Locate each line below that includes "this" and reproduce it.

→ MATERIAL PROVIDED
-- start --

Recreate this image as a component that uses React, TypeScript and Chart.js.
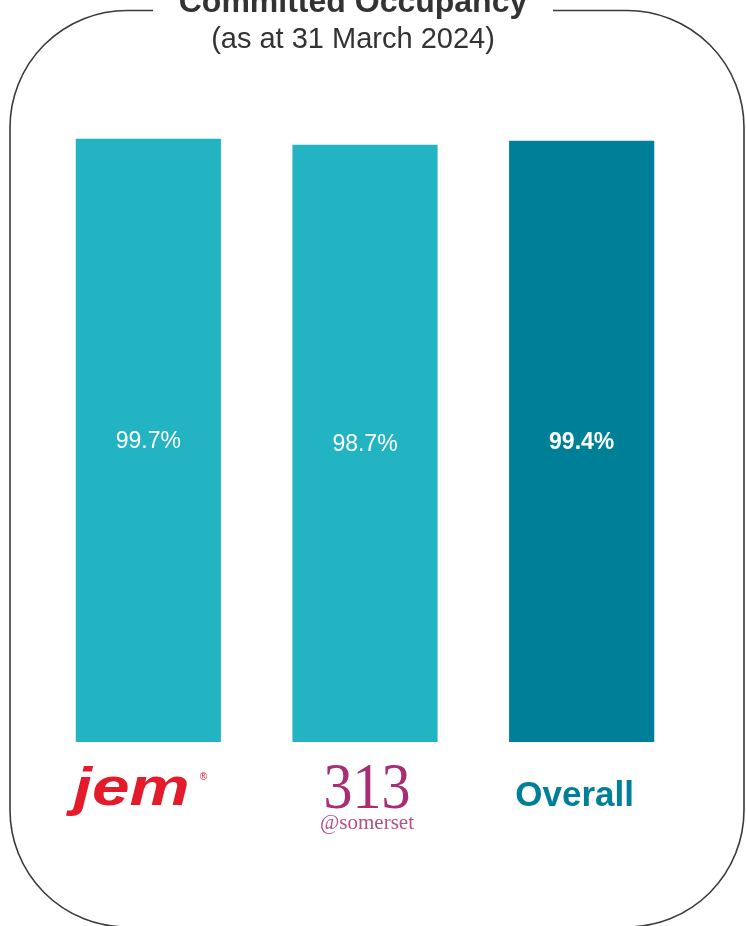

-- end --
-- start --

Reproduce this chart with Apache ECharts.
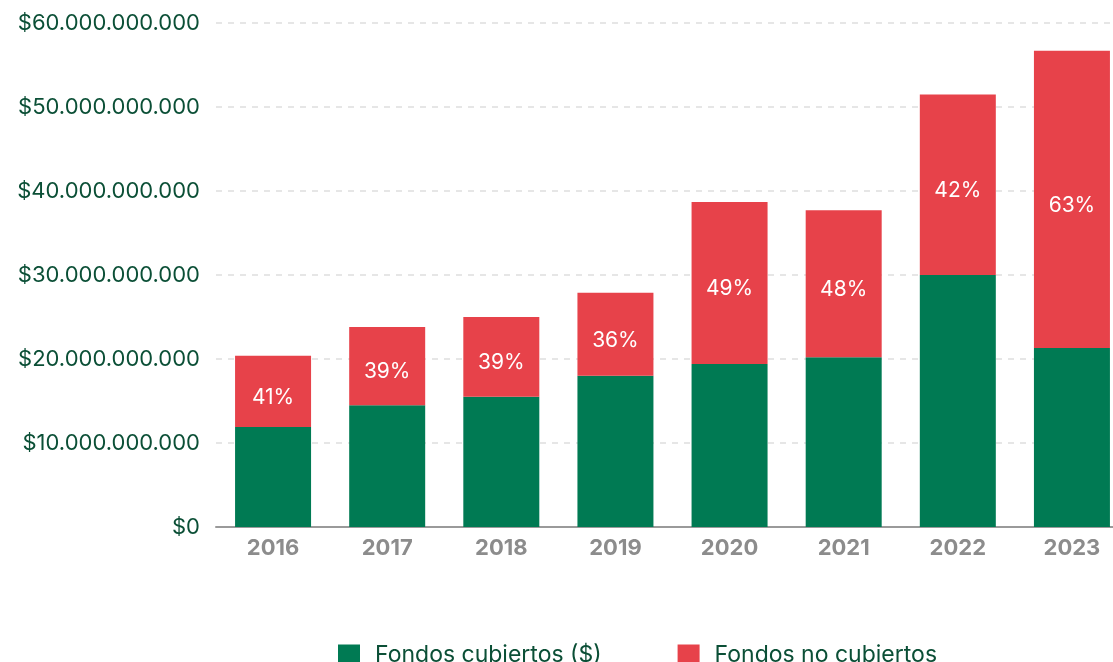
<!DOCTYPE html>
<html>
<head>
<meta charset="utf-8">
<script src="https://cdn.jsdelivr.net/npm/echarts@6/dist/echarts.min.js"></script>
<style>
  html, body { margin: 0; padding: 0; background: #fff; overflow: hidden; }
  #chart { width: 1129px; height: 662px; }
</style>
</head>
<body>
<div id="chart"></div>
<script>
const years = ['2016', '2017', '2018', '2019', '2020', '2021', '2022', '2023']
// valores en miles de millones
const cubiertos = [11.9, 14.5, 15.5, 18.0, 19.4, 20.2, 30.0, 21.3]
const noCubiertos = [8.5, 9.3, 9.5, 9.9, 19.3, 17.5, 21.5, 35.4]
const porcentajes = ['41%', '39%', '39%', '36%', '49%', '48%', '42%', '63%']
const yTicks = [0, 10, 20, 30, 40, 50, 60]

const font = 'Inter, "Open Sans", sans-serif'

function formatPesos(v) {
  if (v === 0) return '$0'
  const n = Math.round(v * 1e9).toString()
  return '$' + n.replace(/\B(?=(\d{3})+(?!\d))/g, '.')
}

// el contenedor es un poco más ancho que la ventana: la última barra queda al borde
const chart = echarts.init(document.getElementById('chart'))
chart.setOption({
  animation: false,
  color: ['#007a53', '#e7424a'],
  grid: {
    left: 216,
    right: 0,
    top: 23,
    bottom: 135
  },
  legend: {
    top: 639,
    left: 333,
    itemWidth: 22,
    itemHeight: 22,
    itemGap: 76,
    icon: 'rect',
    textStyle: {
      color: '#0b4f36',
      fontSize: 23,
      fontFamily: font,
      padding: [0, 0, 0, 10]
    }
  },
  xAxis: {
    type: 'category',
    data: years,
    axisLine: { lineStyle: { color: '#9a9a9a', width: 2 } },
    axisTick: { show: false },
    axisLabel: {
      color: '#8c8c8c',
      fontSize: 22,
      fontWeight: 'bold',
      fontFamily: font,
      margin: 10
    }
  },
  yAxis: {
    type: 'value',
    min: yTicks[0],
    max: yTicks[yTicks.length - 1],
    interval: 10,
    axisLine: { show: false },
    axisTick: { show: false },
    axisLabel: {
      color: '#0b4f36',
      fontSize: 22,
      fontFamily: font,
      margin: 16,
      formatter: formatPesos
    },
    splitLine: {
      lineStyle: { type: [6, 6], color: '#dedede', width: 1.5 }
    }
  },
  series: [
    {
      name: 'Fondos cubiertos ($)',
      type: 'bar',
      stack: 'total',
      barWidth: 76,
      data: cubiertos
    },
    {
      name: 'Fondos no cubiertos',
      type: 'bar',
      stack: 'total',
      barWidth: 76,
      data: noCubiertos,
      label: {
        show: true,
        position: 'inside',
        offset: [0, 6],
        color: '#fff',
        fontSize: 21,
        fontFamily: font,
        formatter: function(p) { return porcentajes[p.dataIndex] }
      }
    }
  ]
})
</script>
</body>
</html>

-- end --

→ TASK ANSWER
Recreate this image as a component that uses React, TypeScript and Chart.js.
Reproduce this chart with Apache ECharts.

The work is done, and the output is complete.